ECLI:NL:GHARL:2024:2377 - Gerechtshof Arnhem-Leeuwarden - 4 april 2024
Arrest
Arrest inhoud
Parketnummer: 21-000242-23
AV-nummer: 000041-24 en 000042-24
Uitspraak d.d.: 5 april 2024
Beslissing van de meervoudige raadkamer op de verzoeken ex artikel 529 en artikel 530 van het Wetboek van Strafvordering (Sv) van:
geboren te [geboorteplaats] op [geboortedag] 1980,
voor deze zaak woonplaats kiezende Amstel 326, 1017 AR in Amsterdam, ten kantore van zijn advocaat mr. S.J. van der Woude,
hierna te noemen verzoeker.
Procesgang
Verzoeker vraagt vergoeding uit 's Rijks kas voor gemaakte kosten en/of geleden schade in een strafzaak tegen verzoeker ten bedrage van € 2.855,60, zoals nader in het verzoekschrift aangegeven. Daarnaast vraagt verzoeker een vergoeding voor de gemaakte kosten voor de indiening en behandeling van het verzoekschrift.
Het hof heeft de verzoeken behandeld in openbare raadkamer van 22 maart 2024, waarbij zijn gehoord de advocaat-generaal en mr. S.J. van der Woude, voornoemd.

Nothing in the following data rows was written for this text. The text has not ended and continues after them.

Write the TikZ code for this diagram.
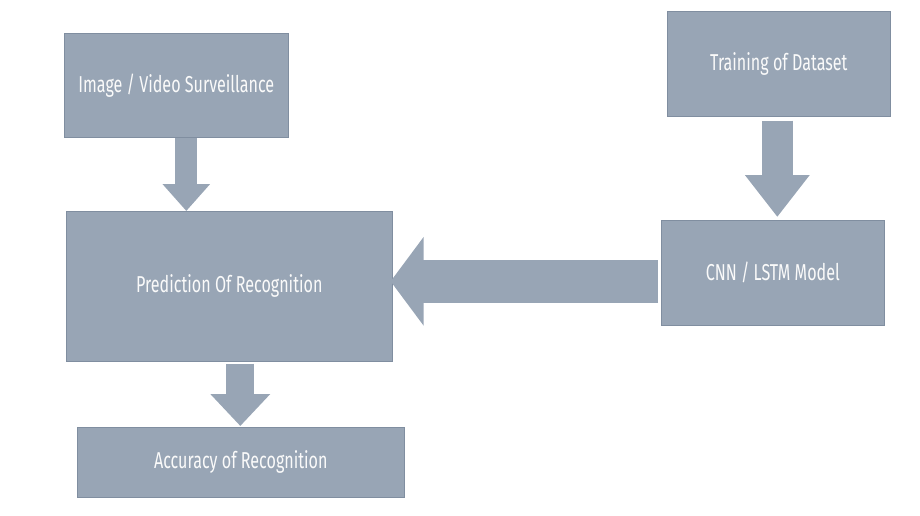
\documentclass[tikz,border=0pt]{standalone}
\usepackage{fontspec}
\setmainfont{Fira Sans}[FakeStretch=0.7]
\usetikzlibrary{arrows.meta}
\definecolor{boxgray}{RGB}{152,165,181}
\definecolor{edgegray}{RGB}{128,142,160}

\tikzset{
    stage/.style={draw=edgegray, line width=0.6pt, fill=boxgray, text=white!96!gray,
        anchor=north west, inner sep=0pt, align=center,
        font=\fontsize{23}{25}\selectfont},
    blockarrow/.style={boxgray, line width=#1}
}

\begin{document}
\begin{tikzpicture}[x=1pt, y=-1pt]

        \useasboundingbox (0,0) rectangle (920,515);  %Rahmen

        % die Kaesten
        \node[stage, minimum width=224pt, minimum height=104pt] (image) at (64,33) {Image / Video Surveillance};
        \node[stage, minimum width=223pt, minimum height=105pt] (train) at (667,11) {Training of Dataset};
        \node[stage, minimum width=326pt, minimum height=150pt] (pred) at (66,211) {Prediction Of Recognition};
        \node[stage, minimum width=223pt, minimum height=105pt] (model) at (661,220) {CNN / LSTM Model};
        \node[stage, minimum width=327pt, minimum height=70pt] (acc) at (77,427) {Accuracy of Recognition};

        % die Blockpfeile
        \draw[blockarrow=22pt, -{Triangle[width=46pt, length=27pt]}]
            ([xshift=10pt]image.south) -- ([xshift=-43pt]pred.north);  %Bild -> Vorhersage
        \draw[blockarrow=31pt, -{Triangle[width=62pt, length=42pt]}]
            ([xshift=-1.5pt, yshift=-4pt]train.south) -- ([xshift=4.5pt, yshift=3pt]model.north);  %Training -> Modell
        \draw[blockarrow=43pt, -{Triangle[width=87pt, length=33pt]}]
            ([xshift=-3pt, yshift=-8.5pt]model.west) -- ([xshift=-2pt, yshift=5pt]pred.east);  %Modell -> Vorhersage
        \draw[blockarrow=28pt, -{Triangle[width=58pt, length=32pt]}]
            ([xshift=11pt, yshift=-2pt]pred.south) -- ([xshift=-0.5pt, yshift=1pt]acc.north);  %Vorhersage -> Genauigkeit

    \end{tikzpicture}
\end{document}
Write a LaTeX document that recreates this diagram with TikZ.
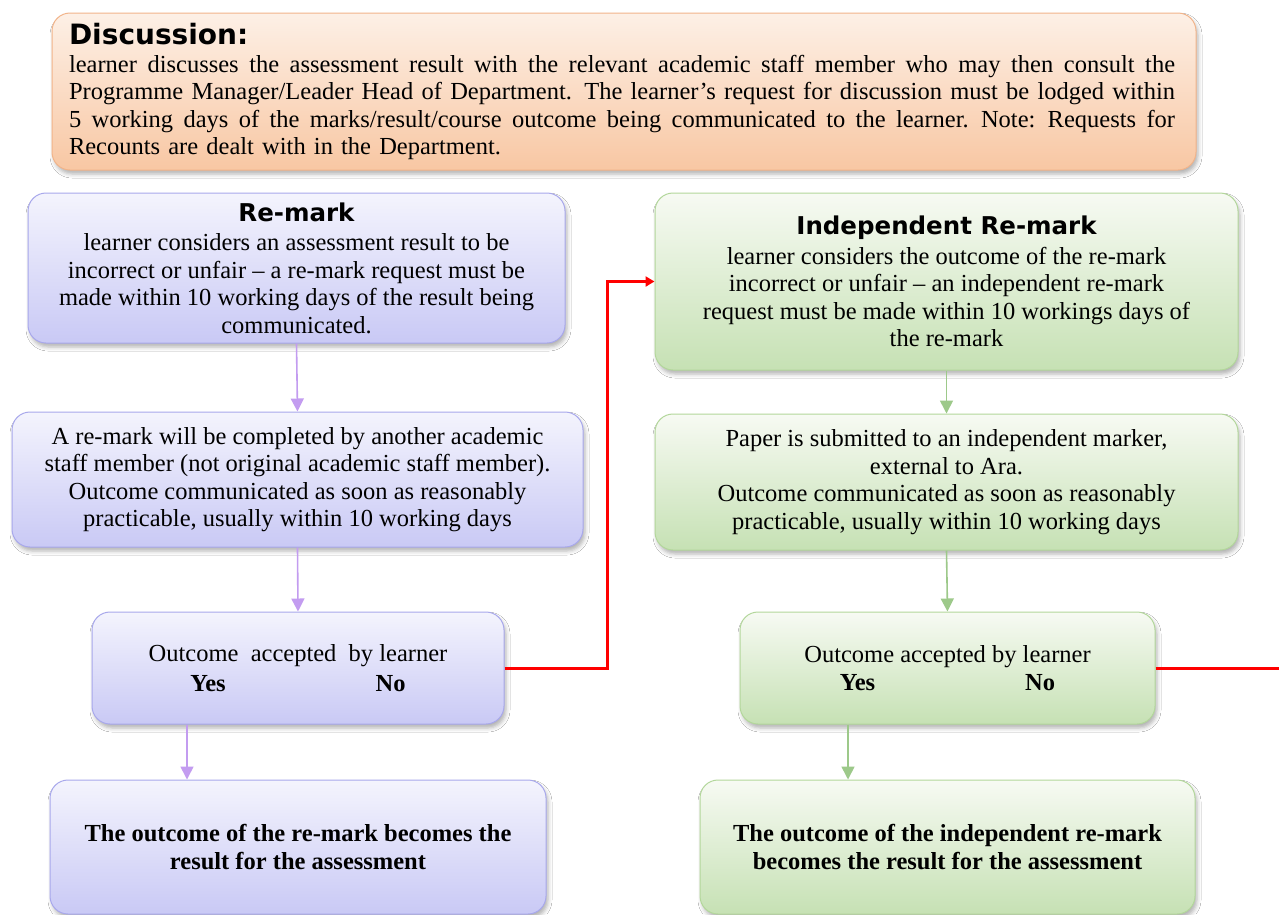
\documentclass[tikz,border=0pt]{standalone}
\usepackage{fontspec}
\setmainfont{Liberation Serif}
\setsansfont{DejaVu Sans}
\usetikzlibrary{arrows.meta,shadows.blur}
\definecolor{otop}{HTML}{FDF0E6}
\definecolor{obot}{HTML}{F8C7A3}
\definecolor{obrd}{HTML}{F2B48A}
\definecolor{ptop}{HTML}{F4F4FD}
\definecolor{pbot}{HTML}{C9C9F5}
\definecolor{pbrd}{HTML}{A8A8EC}
\definecolor{gtop}{HTML}{F7FAF3}
\definecolor{gbot}{HTML}{C6E1B4}
\definecolor{gbrd}{HTML}{B3D79B}
\definecolor{parrow}{HTML}{C39CF0}
\definecolor{garrow}{HTML}{9DC98A}
\definecolor{redline}{HTML}{FF0000}
\newcommand{\fullline}[1]{\makebox[1106pt][s]{\spaceskip=\fontdimen2\font plus 1fil\relax #1}}
\begin{document}
\begin{tikzpicture}[x=1pt,y=1pt,
  box/.style={draw, rounded corners=18pt, line width=1pt, align=center, inner sep=0pt,
    blur shadow={shadow xshift=2pt, shadow yshift=-4pt, shadow blur radius=4pt, shadow opacity=30},
    font=\fontsize{24.5}{27.5}\selectfont},
  pbox/.style={box, draw=pbrd, top color=ptop, bottom color=pbot},
  gbox/.style={box, draw=gbrd, top color=gtop, bottom color=gbot},
  obox/.style={box, draw=obrd, top color=otop, bottom color=obot},
  parr/.style={-{Triangle[width=13pt,length=13pt]}, line width=1.6pt, draw=parrow},
  garr/.style={-{Triangle[width=13pt,length=13pt]}, line width=1.6pt, draw=garrow},
  rarr/.style={line width=3pt, draw=redline}
]
\clip (0,0) rectangle (1279,-914);
\fill[white] (0,0) rectangle (1279,-914);

% Discussion
\node[obox, minimum width=1144pt, minimum height=157pt, text width=1110pt, align=left] (disc) at (624,-91.5)
 {{\sffamily\bfseries\fontsize{28}{27}\selectfont Discussion:}\\
 \fullline{learner discusses the assessment result with the relevant academic staff member who may then consult the}\\
 \fullline{Programme Manager/Leader Head of Department. The learner's request for discussion must be lodged within}\\
 \fullline{5 working days of the marks/result/course outcome being communicated to the learner. Note: Requests for}\\
 Recounts are dealt with in the Department.};

% Left column (Re-mark)
\node[pbox, minimum width=537pt, minimum height=150pt] (rm) at (296.5,-268)
 {{\sffamily\bfseries\fontsize{24.5}{30}\selectfont Re-mark}\\[2pt]
 learner considers an assessment result to be\\
 incorrect or unfair -- a re-mark request must be\\
 made within 10 working days of the result being\\
 communicated.};
\node[pbox, minimum width=571pt, minimum height=135pt] (rm2) at (297.5,-479.5)
 {A re-mark will be completed by another academic\\
 staff member (not original academic staff member).\\
 Outcome communicated as soon as reasonably\\
 practicable, usually within 10 working days};
\node[pbox, minimum width=412pt, minimum height=112pt] (rm3) at (298,-668)
 {Outcome\ \ accepted\ \ by learner\\[2pt]
 \textbf{Yes}\hspace{150pt}\textbf{No}};
\node[pbox, minimum width=496pt, minimum height=134pt, font=\bfseries\fontsize{24.5}{27.5}\selectfont] (rm4) at (298,-847)
 {The outcome of the re-mark becomes the\\
 result for the assessment};

% Right column (Independent Re-mark)
\node[gbox, minimum width=583pt, minimum height=177pt] (ir) at (946.5,-281.5)
 {{\sffamily\bfseries\fontsize{24.5}{32}\selectfont Independent Re-mark}\\[2pt]
 learner considers the outcome of the re-mark\\
 incorrect or unfair -- an independent re-mark\\
 request must be made within 10 workings days of\\
 the re-mark};
\node[gbox, minimum width=583pt, minimum height=136pt] (ir2) at (946.5,-482)
 {Paper is submitted to an independent marker,\\
 external to Ara.\\
 Outcome communicated as soon as reasonably\\
 practicable, usually within 10 working days};
\node[gbox, minimum width=415pt, minimum height=112pt] (ir3) at (947.5,-668)
 {Outcome accepted by learner\\[0pt]
 \textbf{Yes}\hspace{150pt}\textbf{No}};
\node[gbox, minimum width=495pt, minimum height=134pt, font=\bfseries\fontsize{24.5}{27.5}\selectfont] (ir4) at (947.5,-847)
 {The outcome of the independent re-mark\\
 becomes the result for the assessment};

% Connectors
\draw[parr] (rm.south) -- (rm2.north);
\draw[parr] (rm2.south) -- (rm3.north);
\draw[parr] ([xshift=-111pt]rm3.south) -- ([xshift=-111pt]rm4.north);
\draw[garr] (ir.south) -- (ir2.north);
\draw[garr] (ir2.south) -- (ir3.north);
\draw[garr] ([xshift=-99.5pt]ir3.south) -- ([xshift=-99.5pt]ir4.north);
\draw[rarr, -{Triangle[width=10pt,length=9pt]}] (rm3.east) -- ++(103,0) |- (ir.west);
\coordinate (offedge) at (1290,-668);
\draw[rarr] (ir3.east) -- (offedge);
\end{tikzpicture}
\end{document}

Beoordeling van het verzoek
Uit het onderzoek in openbare raadkamer is - voor zover hier van belang - het navolgende gebleken:
Verzoeker heeft op de voet van artikel 529, eerste lid, Sv verzocht om vergoeding van kosten voor het advies van de onderwijskundige [naam onderwijsdeskundige] . Dit artikellid bepaalt onder meer dat kosten slechts kunnen worden vergoed voor zover de aanwending van de kosten het belang van het onderzoek heeft gediend. Dat kan hier niet worden vastgesteld. [naam onderwijsdeskundige] is niet als deskundige gehoord, heeft ook niet als deskundige een rapport uitgebracht. [naam onderwijsdeskundige] heeft voor verzoeker een aantal door anderen geproduceerde stukken verzameld en naar de rechtbank gestuurd en heeft verzoeker ter terechtzitting in eerste aanleg bijgestaan. De bijdrage van [naam onderwijsdeskundige] in deze strafzaak is aldus niet van een andere aard geweest dan juridisch ondersteunend. De daarmee verband houdende kosten kunnen niet op de voet van artikel 529 Sv voor vergoeding in aanmerking komen. Het hof overweegt dat ook artikel 530 Sv geen grondslag biedt voor het toekennen van een vergoeding voor de door [naam onderwijsdeskundige] gemaakte kosten. Gelet op de uitspraak van de Hoge Raad van 7 maart 2023 (ECLI:NL:HR:2023:334) komt juridische bijstand verleend door een niet-advocaat namelijk niet voor vergoeding in aanmerking. Het hof zal dit deel van het verzoek daarom afwijzen.
Het hof acht voldoende aannemelijk gemaakt dat met de kosten van rechtsbijstand van verzoeker en zijn echtgenote een bedrag van € 2.480,10 gemoeid is geweest. Dit bedrag komt het hof ook niet onredelijk voor. Het hof zal daarom dit bedrag als vergoeding van kosten rechtsbijstand toewijzen.
De kosten van indiening en behandeling van het verzoekschrift komen voor vergoeding in aanmerking overeenkomstig de hiervoor geldende landelijk gehanteerde uitgangspunten, en wel tot een bedrag van € 680,00.
Nu de hierboven genoemde de kosten rechtsbijstand en de kosten voor het verzoekschrift zijn gemaakt ten behoeve van zowel verzoeker als zijn echtgenote ziet het hof aanleiding de vergoedingen op 50/50 basis toe te kennen.
Het voorgaande brengt mee dat aan verzoeker de volgende vergoeding wordt toegekend:
BESLISSING
Het hof:
kent toe aan [verzoeker] een vergoeding ten laste van de Staat ten bedrage van € 1.580,05 (duizend vijfhonderdtachtig euro en vijf cent);
wijst af hetgeen meer of anders is verzocht;
beveelt de griffier om bovenstaand bedrag over te maken op [rekeningnummer] , ten name van [naam 1] van
[naam 2] , onder vermelding van [verzoeker] / OM.
Aldus gegeven door
mr. W.M. van Schuijlenburg, voorzitter,
mr. P.W.J. Sekeris en mr. W. Geelhoed, raadsheren,
in tegenwoordigheid van E.J. Swart, griffier,
door de voorzitter en de griffier ondertekend en op 5 april 2024 ter openbare zitting uitgesproken.